Restoring an Economy for All
A Capitalism for the People: Recapturing the Lost Genius of American Prosperity (Basic Books, 2012) by Luigi Zingales
The middle class is shrinking, all the wealth seems to go to the top few, and a kind of economic sclerosis has gripped the United States.
You can't solve these problems just by stimulating demand or unleashing the fetters on the free market, argues Luigi Zingales in his new book, A Capitalism for the People: Recapturing the Lost Genius of American Prosperity. Zingales is the Robert C. McCormack Professor of Entrepreneurship and Finance and David G. Booth Faculty Fellow.
Zingales contends that meritocratic capitalism itself, which he understands as a unique and particular outgrowth of the American social contract, is in peril. Only changes in the structure and rule-making machinery of the US economy will save us from sliding toward Italy.
Zingales' native country is the recurring dystopian alternative in his analysis of where the United States has gone off track. After earning a PhD at the Massachusetts Institute of Technology, he tried to apply for a starting academic position back home, but was shuffled aside because he lacked the support of persons of influence. The system was fundamentally unfair, he observed. "Italy invented the term nepotism and perfected the concept of cronyism. You are promoted based on whom you know, not what you know."
In this book, his second, Zingales' thesis is that the vaunted American free enterprise system is in danger of degenerating into crony capitalism not unlike that of Silvio Berlusconi's Italy. The "greed is good" ethos, he says, damages the social norms that must undergird a well-functioning capitalist economy. It leads to a breakdown in public support for free enterprise and competition, and arouses calls for more unproductive state intervention to right the perceived wrongs of an unjust economic order.
Incentives to cater to the goals of business or specific industries, at the expense of generalized economic efficiency, loom from every corner. Congressmen can be bought. So can economists, it turns out.
Entire industries, such as financial services, can grow so mighty and inbred that they are able to translate their marketplace advantages into political power, allowing them to extract more concessions from government.
The ultimate concession is the financial bailout in times of crisis. Zingales devotes a chapter to the pernicious consequences of the string of bailouts initiated by Robert Rubin, President Clinton's economic adviser. Maneuvers such as the Rubin-engineered bailout are becoming commonplace throughout US society, and are destroying the public's faith that the playing field is indeed level. Fannie Mae and Freddie Mac were protected by their bought-and-paid-for congressional connections from the consequences of their bad business judgments. Their executives walked away with nine-figure private fortunes, while millions of Americans lost their homes to foreclosure and dozens of banks failed.
After laying out the landscape, Zingales offers eight chapters of possible solutions, including placing limits on lobbying, increasing competition, simplifying regulations, revising the tax code, and reforming the financial sector.

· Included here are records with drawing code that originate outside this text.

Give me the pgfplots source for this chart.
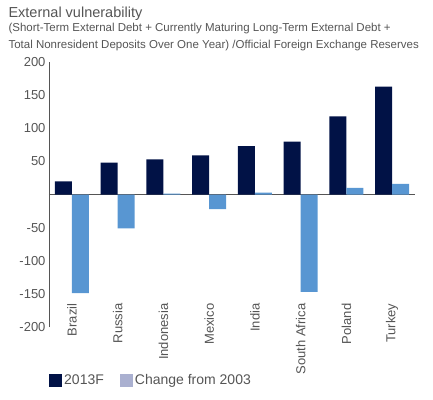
\documentclass[border=0pt]{standalone}
\usepackage{fontspec}
\setmainfont{Liberation Sans}
\usepackage{pgfplots}
\pgfplotsset{compat=1.18}
\definecolor{navy}{RGB}{1,18,70}
\definecolor{lblue}{RGB}{88,150,210}
\definecolor{lav}{RGB}{170,176,208}
\definecolor{txt}{RGB}{85,85,85}
\begin{document}
\begin{tikzpicture}
\begin{axis}[
  scale only axis, width=366pt, height=265pt,
  xmin=-0.5, xmax=7.5, ymin=-200, ymax=200,
  ybar=0pt, bar width=17pt,
  axis x line*=bottom, x axis line style={draw=none},
  axis y line*=left, y axis line style={draw=txt, line width=0.6pt, -},
  major tick length=0pt,
  xtick={0,...,7},
  xticklabels={Brazil,Russia,Indonesia,Mexico,India,South Africa,Poland,Turkey},
  xticklabel style={rotate=90, anchor=east, font=\fontsize{13}{13}\selectfont, text=txt},
  xticklabel shift=-27pt,
  ytick={-200,-150,-100,-50,50,100,150,200},
  yticklabel style={font=\fontsize{13}{13}\selectfont, text=txt},
  /pgf/number format/assume math mode=true,
  extra y ticks={0}, extra y tick labels={},
  extra y tick style={grid=major, major grid style={draw=txt, line width=0.6pt}},
  clip=false,
  legend style={at={(0,-0.2)}, anchor=west, draw=none, fill=none, inner sep=0pt,
    font=\fontsize{14}{14}\selectfont, text=txt,
    /tikz/every even column/.append style={column sep=14pt}},
  legend columns=2,
]
\addplot[fill=navy, draw=none, bar shift=-8.5pt,
  legend image code/.code={\fill[navy] (0pt,-6.5pt) rectangle (13pt,6.5pt);}]
  coordinates {(0,20) (1,48) (2,53) (3,59) (4,73) (5,80) (6,118) (7,163)};
\addlegendentry{2013F}
\addplot[fill=lblue, draw=none, bar shift=8.5pt,
  legend image code/.code={\fill[lav] (0pt,-6.5pt) rectangle (13pt,6.5pt);}]
  coordinates {(0,-149) (1,-51) (2,1.5) (3,-22) (4,3) (5,-147) (6,10) (7,16)};
\addlegendentry{Change from 2003}
\end{axis}
\node[anchor=base west, font=\fontsize{14.5}{14.5}\selectfont, text=txt] at ([shift={(-44pt,309.7pt)}]current axis.south west) {External vulnerability};
\node[anchor=base west, font=\fontsize{11.5}{11.5}\selectfont, text=txt] at ([shift={(-44pt,295.3pt)}]current axis.south west) {(Short-Term External Debt + Currently Maturing Long-Term External Debt +};
\node[anchor=base west, font=\fontsize{11.5}{11.5}\selectfont, text=txt] at ([shift={(-44pt,278.7pt)}]current axis.south west) {Total Nonresident Deposits Over One Year) /Official Foreign Exchange Reserves};
\pgfresetboundingbox
\path ([shift={(-49pt,-72pt)}]current axis.south west) rectangle ++(433pt,399pt);
\end{tikzpicture}
\end{document}
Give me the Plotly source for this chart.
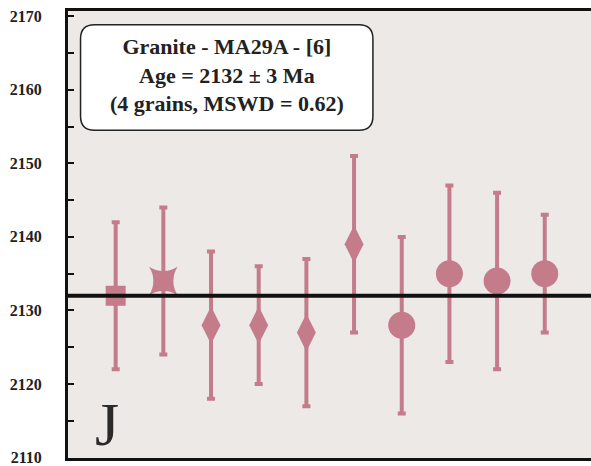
import plotly.graph_objects as go

# Zircon spot ages (Ma) with 2-sigma uncertainties, sample MA29A
grain = [1, 2, 3, 4, 5, 6, 7, 8, 9, 10]
age = [2132, 2134, 2128, 2128, 2127, 2139, 2128, 2135, 2134, 2135]
err = [10, 10, 10, 8, 10, 12, 12, 12, 12, 8]
grain_group = ["A", "B", "C", "C", "C", "C", "D", "D", "D", "D"]

mean_age = 2132
y_ticks = [2110, 2120, 2130, 2140, 2150, 2160, 2170]
box_lines = ["Granite - MA29A - [6]", "Age = 2132 ± 3 Ma", "(4 grains, MSWD = 0.62)"]
panel_label = "J"

PINK = "rgb(196,124,138)"
SERIF = "Liberation Serif, Times New Roman, serif"

group_style = {
    "A": dict(symbol="square", size=20),
    "B": dict(symbol="star-square", size=26),
    "C": dict(symbol="diamond-tall", size=27),
    "D": dict(symbol="circle", size=27),
}

fig = go.Figure()
for g, st in group_style.items():
    idx = [i for i, gg in enumerate(grain_group) if gg == g]
    fig.add_trace(go.Scatter(
        x=[grain[i] for i in idx],
        y=[age[i] for i in idx],
        mode="markers",
        marker=dict(symbol=st["symbol"], size=st["size"], color=PINK,
                    line=dict(width=0)),
        error_y=dict(type="data", array=[err[i] for i in idx], visible=True,
                     color=PINK, thickness=4, width=4),
        showlegend=False,
        hoverinfo="skip",
    ))

# weighted mean age line
fig.add_shape(type="line", xref="paper", x0=0, x1=1, yref="y",
              y0=mean_age, y1=mean_age, line=dict(color="#111111", width=4),
              layer="above")

# rounded text box
x0, x1, y0, y1 = 0.024, 0.583, 0.733, 0.969
rx, ry = 14 / 523, 14 / 447
path = (f"M {x0+rx},{y0} L {x1-rx},{y0} Q {x1},{y0} {x1},{y0+ry} "
        f"L {x1},{y1-ry} Q {x1},{y1} {x1-rx},{y1} L {x0+rx},{y1} "
        f"Q {x0},{y1} {x0},{y1-ry} L {x0},{y0+ry} Q {x0},{y0} {x0+rx},{y0} Z")
fig.add_shape(type="path", xref="paper", yref="paper", path=path,
              fillcolor="white", line=dict(color="#222222", width=1.5))

fig.add_annotation(xref="paper", yref="paper", x=(x0 + x1) / 2, y=0.857,
                   xanchor="center", yanchor="middle",
                   text="<br>".join(f"<b>{t}</b>" for t in box_lines),
                   showarrow=False, align="center",
                   font=dict(family=SERIF, size=22, color="#222222"))

fig.add_annotation(xref="paper", yref="paper", x=0.074, y=0.076,
                   xanchor="center", yanchor="middle",
                   text=panel_label, showarrow=False,
                   font=dict(family=SERIF, size=62, color="#2a2a2a"))

fig.update_xaxes(range=[0, 10.97], showticklabels=False, ticks="",
                 showgrid=False, zeroline=False, showline=True,
                 linecolor="#111111", linewidth=3, mirror=True)
fig.update_yaxes(range=[2109.95, 2170.7], tickvals=y_ticks,
                 ticks="inside", ticklen=6, tickwidth=2, tickcolor="#111111",
                 minor=dict(dtick=5, ticks="inside", ticklen=6, tickwidth=2,
                            tickcolor="#111111", showgrid=False),
                 showgrid=False, zeroline=False, showline=True,
                 linecolor="#111111", linewidth=3, ticklabelstandoff=20,
                 ticklabeloverflow="allow",
                 tickfont=dict(family=SERIF, size=16, color="#222222", weight="bold"))

fig.update_layout(
    width=591, height=466,
    margin=dict(l=68, r=0, t=11, b=8),
    paper_bgcolor="white",
    plot_bgcolor="#ece9e7",
)

fig.write_html("out.html")
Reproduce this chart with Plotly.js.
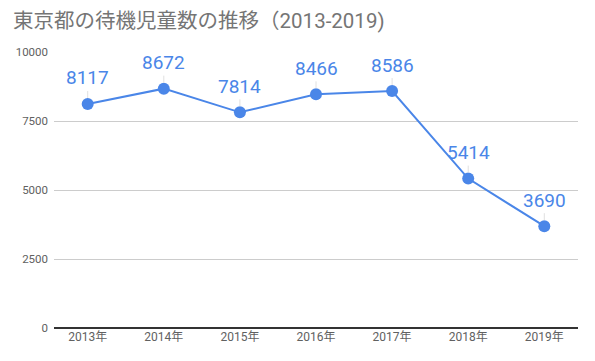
<!DOCTYPE html>
<html>
<head>
<meta charset="utf-8">
<script src="https://cdn.plot.ly/plotly-3.0.1.min.js"></script>
<style>html,body{margin:0;padding:0;background:#fff;}#chart{width:595px;height:361px;}</style>
</head>
<body>
<div id="chart"></div>
<script>
const years = ["2013年","2014年","2015年","2016年","2017年","2018年","2019年"];
const waiting = [8117, 8672, 7814, 8466, 8586, 5414, 3690];
const yTicks = [0, 2500, 5000, 7500, 10000];

const FONT = "Roboto, 'Noto Sans CJK JP', sans-serif";
const BLUE = "#4a86e8";

const annotations = years.map((y, i) => ({
  x: y, y: waiting[i], xref: "x", yref: "y",
  text: String(waiting[i]),
  showarrow: true, arrowhead: 0, arrowwidth: 1, arrowcolor: "#e0e0e0",
  ax: 0, ay: -26, standoff: 6, startstandoff: 0,
  font: {family: FONT, size: 19, color: BLUE}
}));

Plotly.newPlot("chart", [{
  x: years, y: waiting, type: "scatter", mode: "lines+markers",
  line: {color: BLUE, width: 2},
  marker: {color: BLUE, size: 12},
  hoverinfo: "none"
}], {
  width: 595, height: 361,
  margin: {l: 54, r: 17, t: 52, b: 33},
  paper_bgcolor: "#fff", plot_bgcolor: "#fff",
  showlegend: false,
  title: {text: "東京都の待機児童数の推移（2013-2019)", x: 0.022, xanchor: "left", y: 0.942, yanchor: "middle",
          font: {family: FONT, size: 20.5, color: "#757575"}},
  xaxis: {type: "category", showgrid: false, zeroline: false, showline: false,
          ticks: "", tickfont: {family: FONT, size: 12, color: "#616161"}, fixedrange: true},
  yaxis: {range: [0, 10000], tickvals: yTicks, ticktext: yTicks.map(String),
          showgrid: true, gridcolor: "#cccccc", gridwidth: 1,
          zeroline: true, zerolinecolor: "#333333", zerolinewidth: 1.5,
          showline: false, ticks: "", ticklabelstandoff: 5,
          tickfont: {family: FONT, size: 11.5, color: "#616161"}, fixedrange: true},
  annotations: annotations
}, {displayModeBar: false, staticPlot: true});
</script>
</body>
</html>
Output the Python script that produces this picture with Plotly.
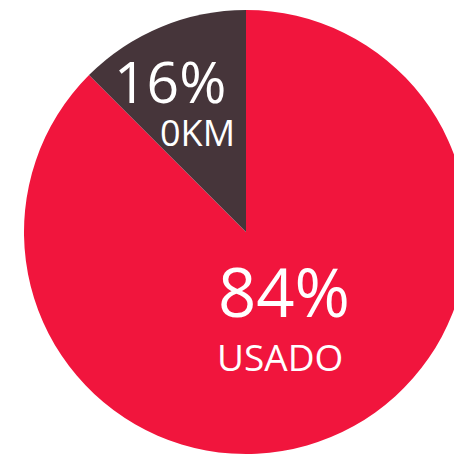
import plotly.graph_objects as go

# Data
categories = ["USADO", "0KM"]
wedge_shares = [87.5, 12.5]          # share as drawn (0KM wedge spans ~45°)
pct_labels = ["84%", "16%"]          # printed percentages
colors = ["#F1153D", "#46353A"]

W, H = 470, 455
cx, cy, r = 246, 232, 222

fig = go.Figure(go.Pie(
    labels=categories,
    values=wedge_shares,
    sort=False,
    direction="clockwise",
    rotation=0,
    marker=dict(colors=colors, line=dict(width=0)),
    textinfo="none",
    hoverinfo="label+percent",
    showlegend=False,
    domain=dict(x=[(cx - r) / W, (cx + r) / W], y=[1 - (cy + r) / H, 1 - (cy - r) / H]),
))

FONT = "Open Sans"
# label positions (pixels) for each category: (pct center, name center)
label_pos = {"0KM": ((170, 80, 57), (197, 132, 36)), "USADO": ((284, 291, 67), (280, 356, 37))}
for cat, pct in zip(categories, pct_labels):
    (px, py, ps), (nx, ny, ns) = label_pos[cat]
    fig.add_annotation(x=px / W, y=1 - py / H, xref="paper", yref="paper", text=pct,
                       xanchor="center", yanchor="middle", height=int(ps * 0.9),
                       showarrow=False, font=dict(family=FONT, size=ps, color="white"))
    fig.add_annotation(x=nx / W, y=1 - ny / H, xref="paper", yref="paper", text=cat,
                       xanchor="center", yanchor="middle", height=int(ns * 1.0),
                       showarrow=False, font=dict(family=FONT, size=ns, color="white"))

fig.update_layout(width=W, height=H, margin=dict(l=0, r=0, t=0, b=0),
                  paper_bgcolor="white", plot_bgcolor="white")

fig.write_html("out.html", config={"displayModeBar": False},
               post_script="document.body.style.margin='0';document.body.style.overflow='hidden';")
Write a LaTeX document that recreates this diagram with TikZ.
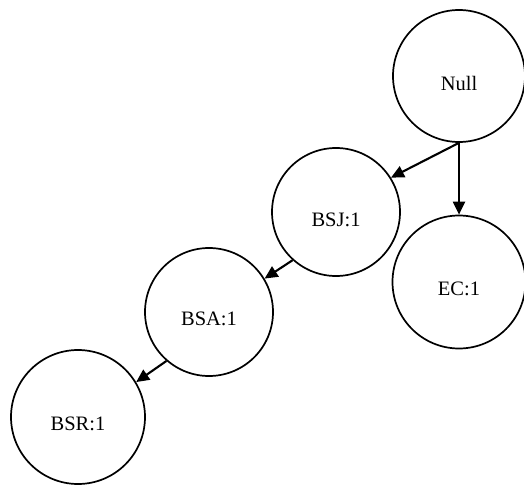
\documentclass[tikz,border=0pt]{standalone}
\usepackage{fontspec}
\setmainfont{Liberation Serif}
\usetikzlibrary{arrows.meta}
\begin{document}
\begin{tikzpicture}[x=1pt,y=-1pt,
  circ/.style={draw=black, line width=1.7pt, circle, inner sep=0pt},
  lbl/.style={font=\fontsize{20.5}{24}\selectfont, inner sep=0pt},
  edge/.style={draw=black, line width=2.1pt, -{Triangle[length=13pt,width=12pt]}}]
\useasboundingbox (0,0) rectangle (524,484);
\node[circ, minimum size=132pt] (null) at (459,76) {};
\node[circ, minimum size=128pt] (bsj) at (336,212) {};
\node[circ, minimum size=133pt] (ec) at (459,282) {};
\node[circ, minimum size=128pt] (bsa) at (209,312) {};
\node[circ, minimum size=134pt] (bsr) at (78,417) {};
\node[lbl] (nullt) at (459,83) {Null};
\node[lbl] (bsjt) at (336,220) {BSJ:1};
\node[lbl] (ect) at (459,289) {EC:1};
\node[lbl] (bsat) at (209,319) {BSA:1};
\node[lbl] (bsrt) at (78,424) {BSR:1};
\draw[edge] (null.south) -- (bsj.32);
\draw[edge] (null.south) -- (ec.north);
\draw[edge] (bsj.228) -- (bsa.31);
\draw[edge] (bsa.229) -- (bsr.31);
\end{tikzpicture}
\end{document}
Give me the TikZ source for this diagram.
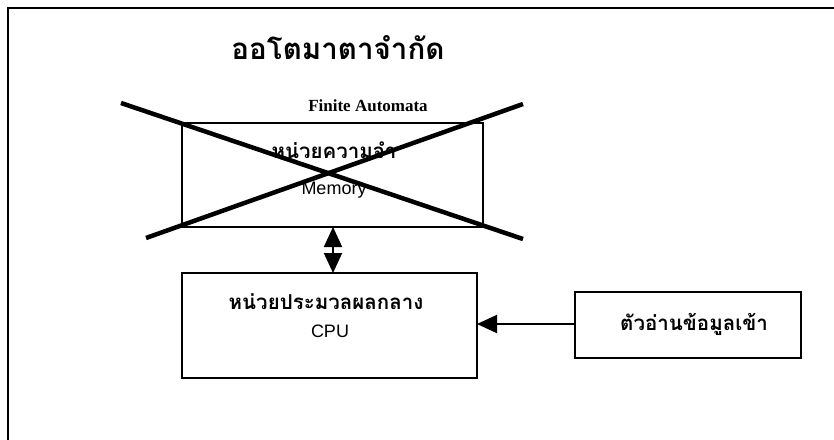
\documentclass[tikz,border=0pt]{standalone}
\usepackage{fontspec}
\setmainfont{Liberation Serif}
\newfontfamily\thaifont[Script=Thai]{Loma}
\newfontfamily\arialfont{Liberation Sans}
\usetikzlibrary{arrows.meta}
\begin{document}
\begin{tikzpicture}[x=1pt,y=-1pt,
  box/.style={draw,line width=1.8pt},
  cross/.style={line width=4.5pt},
  bigtip/.style={-{Triangle[length=20pt,width=18pt]}, line width=2pt},
  thai/.style={font=\thaifont\bfseries\fontsize{20.5}{24}\selectfont},
  latin/.style={font=\arialfont\fontsize{18}{21}\selectfont}]
\useasboundingbox (0,0) rectangle (834,439);
\draw[line width=1.8pt] (8,470) -- (8,8) -- (860,8);
\node[font=\thaifont\bfseries\fontsize{29.5}{34}\selectfont] (title) at (338,48) {ออโตมาตาจำกัด};
\node[font=\bfseries\fontsize{17}{20}\selectfont] (fa) at (368,106) {Finite Automata};
\draw[box] (182,123) rectangle (483,227);
\coordinate (memtop) at (333,123);
\coordinate (membot) at (333,227);
\node[thai] (memth) at (334,150) {หน่วยความจำ};
\node[latin] (memen) at (334,190) {Memory};
\draw[cross] (121,103) -- (523,239);
\draw[cross] (146,238) -- (523,104);
\draw[box] (182,273) rectangle (477,378);
\coordinate (cputop) at (333,273);
\coordinate (cpuright) at (477,324);
\node[thai] (cputh) at (326,302) {หน่วยประมวลผลกลาง};
\node[latin] (cpuen) at (330,331) {CPU};
\draw[box] (575,292) rectangle (801,358);
\coordinate (inleft) at (575,324);
\node[thai] (inth) at (694,324) {ตัวอ่านข้อมูลเข้า};
\draw[{Triangle[length=20pt,width=18pt]}-{Triangle[length=20pt,width=18pt]}, line width=2pt] (membot) -- (cputop);
\draw[bigtip] (inleft) -- (cpuright);
\end{tikzpicture}
\end{document}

While often political in its implications, Zingales' book is refreshingly devoid of stultifying liberal-versus-conservative dichotomies. Indeed, he writes, "trying to pit business and government against each other is increasingly a sideshow left over from 20th-century ideological debates."
Zingales prefers to elevate social norms as a behavioral guide for business leaders, rather than formal regulations or tweaks to the tax code. And from whence should this ethical revival emerge? "Business schools - the institutions with the greatest interest in the long-term survival of capitalism - could lead this campaign to apply market-based norms to business," Zingales writes.
Professors and students at Booth will learn that they play a supporting role in this morality play. The book is full of examples of behaviors exhibited in the classroom, at Harper Center, and in the faculty lounge. The Booth academic seminar, Zingales notes, carries a strong tradition of lively, but often brutal discussions, not unlike a colonoscopy - "unpleasant but good for you."